* **TASK REQUIREMENTS**
It is required that the lines from the top of the listing through the line with "2.3, 3.0, 2.9, 3.1, 3.4];" be reproduced exactly, excluding pictures.

━━━ PROVIDED MATERIAL

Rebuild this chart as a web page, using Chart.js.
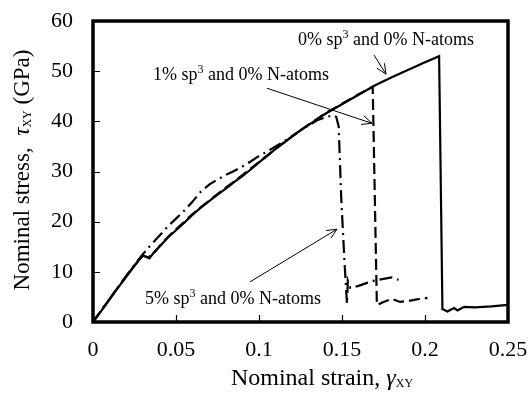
<!DOCTYPE html>
<html>
<head>
<meta charset="utf-8">
<script src="https://cdn.jsdelivr.net/npm/chart.js@4"></script>
<style>
  html, body { margin: 0; padding: 0; background: #fff; }
  #chart { display: block; }
</style>
</head>
<body>
<canvas id="chart" width="531" height="396"></canvas>
<script>
// ------------------------------------------------------------------
// Data (strain, stress in GPa)
// ------------------------------------------------------------------

const xTickLabels = ["0", "0.05", "0.1", "0.15", "0.2", "0.25"];
const yTickLabels = ["0", "10", "20", "30", "40", "50", "60"];

// 0% sp3 and 0% N-atoms (solid)
const strain0 = [0, 0.005, 0.01, 0.015, 0.02, 0.025, 0.03, 0.032, 0.034, 0.037, 0.04, 0.045,
  0.05, 0.055, 0.06, 0.065, 0.07, 0.075, 0.08, 0.085, 0.09, 0.095, 0.1, 0.105, 0.11, 0.115,
  0.12, 0.125, 0.13, 0.14, 0.15, 0.16, 0.17, 0.18, 0.19, 0.2, 0.2085, 0.2105, 0.2135, 0.2175,
  0.2195, 0.2235, 0.23, 0.24, 0.25];
const stress0 = [0, 2.2, 4.5, 6.8, 9.0, 11.2, 13.3, 13.0, 12.7, 14.0, 15.0, 16.8,
  18.3, 19.8, 21.4, 22.8, 24.1, 25.4, 26.6, 27.9, 29.1, 30.4, 31.8, 33.1, 34.5, 35.7,
  37.0, 38.2, 39.3, 41.5, 43.4, 45.3, 47.2, 48.8, 50.3, 51.8, 53.0, 2.6, 2.1, 2.8,
  2.3, 3.0, 2.9, 3.1, 3.4];

// 1% sp3 and 0% N-atoms (dashed)
const strain1 = [0, 0.005, 0.01, 0.015, 0.02, 0.025, 0.03, 0.033, 0.036, 0.04, 0.045,
  0.05, 0.055, 0.06, 0.065, 0.07, 0.075, 0.08, 0.085, 0.09, 0.095, 0.1, 0.105, 0.11, 0.115,
  0.12, 0.125, 0.13, 0.14, 0.15, 0.16, 0.1685, 0.171, 0.175, 0.18, 0.185, 0.19, 0.195, 0.2015];
const stress1 = [0, 2.3, 4.6, 6.9, 9.1, 11.3, 13.2, 12.9, 13.4, 15.1, 16.9,
  18.5, 20.0, 21.5, 22.9, 24.2, 25.5, 26.8, 28.0, 29.3, 30.6, 31.9, 33.2, 34.5, 35.8,
  37.0, 38.2, 39.4, 41.6, 43.5, 45.4, 46.9, 3.4, 4.0, 4.6, 4.0, 4.2, 4.5, 4.8];

// 5% sp3 and 0% N-atoms (dash-dot)
const strain5 = [0, 0.005, 0.01, 0.015, 0.02, 0.025, 0.03, 0.035, 0.04, 0.045, 0.05,
  0.055, 0.06, 0.065, 0.07, 0.075, 0.08, 0.085, 0.09, 0.095, 0.1, 0.105, 0.11, 0.115, 0.12,
  0.125, 0.13, 0.135, 0.14, 0.1445, 0.1465, 0.148, 0.1495, 0.1515, 0.153, 0.1535, 0.155,
  0.16, 0.165, 0.17, 0.175, 0.18, 0.184];
const stress5 = [0, 2.3, 4.6, 6.9, 9.2, 11.4, 13.5, 15.4, 17.2, 19.0, 20.6,
  22.2, 24.0, 26.0, 27.4, 28.4, 29.3, 30.1, 31.0, 32.0, 33.1, 34.0, 35.0, 36.0, 37.1,
  38.2, 39.2, 40.2, 40.8, 41.2, 40.9, 39.0, 25.0, 12.0, 3.6, 8.2, 6.8,
  7.2, 7.8, 8.3, 8.6, 8.9, 8.4];

// Annotation anchors in data units: label start, arrow tail, arrow head
const notes = [
  { pre: "0% sp", post: " and 0% N-atoms", at: [0.1235, 56.2], from: [0.1693, 53.2], to: [0.1765, 49.4] },
  { pre: "1% sp", post: " and 0% N-atoms", at: [0.0361, 49.2], from: [0.1048, 46.6], to: [0.1681, 39.6] },
  { pre: "5% sp", post: " and 0% N-atoms", at: [0.0313, 4.6], from: [0.0946, 8.0], to: [0.1470, 18.5] },
];

const SERIF = "'Liberation Serif', 'DejaVu Serif', serif";

function pairs(xs, ys) {
  return xs.map((x, i) => ({ x, y: ys[i] }));
}

function lineSet(label, xs, ys, dash) {
  return {
    label,
    data: pairs(xs, ys),
    showLine: true,
    borderColor: "#000",
    borderWidth: 2.2,
    borderDash: dash,
    pointRadius: 0,
    tension: 0,
    fill: false,
  };
}

// ------------------------------------------------------------------
// Frame, inward ticks, axis titles and the arrow labels
// ------------------------------------------------------------------

function drawArrow(ctx, x1, y1, x2, y2) {
  ctx.beginPath();
  ctx.moveTo(x1, y1);
  ctx.lineTo(x2, y2);
  const a = Math.atan2(y2 - y1, x2 - x1);
  const h = 11, w = 0.42;
  ctx.moveTo(x2 - h * Math.cos(a - w), y2 - h * Math.sin(a - w));
  ctx.lineTo(x2, y2);
  ctx.lineTo(x2 - h * Math.cos(a + w), y2 - h * Math.sin(a + w));
  ctx.stroke();
}

// Runs of [text, font, dy] written along the baseline, returns width
function runs(ctx, parts, x, y, measureOnly) {
  let w = 0;
  parts.forEach(([t, f, dy]) => {
    ctx.font = f;
    if (!measureOnly) ctx.fillText(t, x + w, y + dy);
    w += ctx.measureText(t).width;
  });
  return w;
}

const decor = {
  id: "decor",
  afterDraw(chart) {
    const { ctx, chartArea: a, scales: { x, y } } = chart;
    ctx.save();
    ctx.strokeStyle = "#000";
    ctx.fillStyle = "#000";

    // inward ticks
    ctx.lineWidth = 1.2;
    ctx.beginPath();
    for (let v = 10; v < 60; v += 10) {
      const py = Math.round(y.getPixelForValue(v)) + 0.5;
      ctx.moveTo(a.left, py); ctx.lineTo(a.left + 7, py);
    }
    for (let i = 1; i < 5; i++) {
      const px = Math.round(x.getPixelForValue(i * 0.05)) + 0.5;
      ctx.moveTo(px, a.bottom); ctx.lineTo(px, a.bottom - 7);
    }
    ctx.stroke();

    // heavy frame
    ctx.lineWidth = 3.5;
    ctx.strokeRect(a.left, a.top, a.right - a.left, a.bottom - a.top);

    // annotations
    ctx.lineWidth = 1;
    ctx.textBaseline = "middle";
    ctx.textAlign = "left";
    notes.forEach(n => {
      const tx = x.getPixelForValue(n.at[0]);
      const ty = y.getPixelForValue(n.at[1]);
      runs(ctx, [
        [n.pre, `18px ${SERIF}`, 0],
        ["3", `12px ${SERIF}`, -5],
        [n.post, `18px ${SERIF}`, 0],
      ], tx, ty);
      drawArrow(ctx,
        x.getPixelForValue(n.from[0]), y.getPixelForValue(n.from[1]),
        x.getPixelForValue(n.to[0]), y.getPixelForValue(n.to[1]));
    });

    // x title
    ctx.textBaseline = "alphabetic";
    const xParts = [
      ["Nominal strain, ", `24px ${SERIF}`, 0],
      ["\u03B3", `italic 24px ${SERIF}`, 0],
      ["XY", `12px ${SERIF}`, 2],
    ];
    const xw = runs(ctx, xParts, 0, 0, true);
    runs(ctx, xParts, 322 - xw / 2, 385);

    // y title (rotated)
    const yParts = [
      ["Nominal stress,  ", `23px ${SERIF}`, 0],
      ["\u03C4", `italic 23px ${SERIF}`, 0],
      ["XY", `12px ${SERIF}`, 2],
      [" (GPa)", `23px ${SERIF}`, 0],
    ];
    const yw = runs(ctx, yParts, 0, 0, true);
    ctx.translate(29, 170);
    ctx.rotate(-Math.PI / 2);
    runs(ctx, yParts, -yw / 2, 0);

    ctx.restore();
  },
};

// ------------------------------------------------------------------
// Chart
// ------------------------------------------------------------------

new Chart(document.getElementById("chart"), {
  type: "scatter",
  data: {
    datasets: [
      lineSet("0% sp3 and 0% N-atoms", strain0, stress0, []),
      lineSet("1% sp3 and 0% N-atoms", strain1, stress1, [11, 5]),
      lineSet("5% sp3 and 0% N-atoms", strain5, stress5, [13, 5, 2, 5]),
    ],
  },
  options: {
    responsive: false,
    devicePixelRatio: 1,
    animation: false,
    layout: { padding: { top: 21, right: 23, left: 0, bottom: 0 } },
    plugins: {
      legend: { display: false },
      tooltip: { enabled: false },
    },
    scales: {
      x: {
        type: "linear",
        min: 0,
        max: 0.25,
        afterFit: s => {
          s.height = 74;
          s.paddingLeft = 0;
          s.paddingRight = 0;
        },
        afterBuildTicks: s => { s.ticks = xTickLabels.map(t => ({ value: Number(t) })); },
        ticks: {
          callback: (v, i) => xTickLabels[i],
          font: { family: SERIF, size: 22 },
          color: "#000",
          padding: 15,
          maxRotation: 0,
        },
        grid: { display: false, drawTicks: false },
        border: { display: false },
      },
      y: {
        type: "linear",
        min: 0,
        max: 60,
        afterFit: s => {
          s.width = 93;
          s.paddingTop = 0;
          s.paddingBottom = 0;
        },
        afterBuildTicks: s => { s.ticks = yTickLabels.map(t => ({ value: Number(t) })); },
        ticks: {
          callback: (v, i) => yTickLabels[i],
          font: { family: SERIF, size: 22 },
          color: "#000",
          padding: 20,
        },
        grid: { display: false, drawTicks: false },
        border: { display: false },
      },
    },
  },
  plugins: [decor],
});
</script>
</body>
</html>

━━━━━━

* **RESULT OF THIS TASK**
Rebuild this chart as a web page, using Chart.js.
<!DOCTYPE html>
<html>
<head>
<meta charset="utf-8">
<script src="https://cdn.jsdelivr.net/npm/chart.js@4"></script>
<style>
  html, body { margin: 0; padding: 0; background: #fff; }
  #chart { display: block; }
</style>
</head>
<body>
<canvas id="chart" width="531" height="396"></canvas>
<script>
// ------------------------------------------------------------------
// Data (strain, stress in GPa)
// ------------------------------------------------------------------

const xTickLabels = ["0", "0.05", "0.1", "0.15", "0.2", "0.25"];
const yTickLabels = ["0", "10", "20", "30", "40", "50", "60"];

// 0% sp3 and 0% N-atoms (solid)
const strain0 = [0, 0.005, 0.01, 0.015, 0.02, 0.025, 0.03, 0.032, 0.034, 0.037, 0.04, 0.045,
  0.05, 0.055, 0.06, 0.065, 0.07, 0.075, 0.08, 0.085, 0.09, 0.095, 0.1, 0.105, 0.11, 0.115,
  0.12, 0.125, 0.13, 0.14, 0.15, 0.16, 0.17, 0.18, 0.19, 0.2, 0.2085, 0.2105, 0.2135, 0.2175,
  0.2195, 0.2235, 0.23, 0.24, 0.25];
const stress0 = [0, 2.2, 4.5, 6.8, 9.0, 11.2, 13.3, 13.0, 12.7, 14.0, 15.0, 16.8,
  18.3, 19.8, 21.4, 22.8, 24.1, 25.4, 26.6, 27.9, 29.1, 30.4, 31.8, 33.1, 34.5, 35.7,
  37.0, 38.2, 39.3, 41.5, 43.4, 45.3, 47.2, 48.8, 50.3, 51.8, 53.0, 2.6, 2.1, 2.8,
  2.3, 3.0, 2.9, 3.1, 3.4];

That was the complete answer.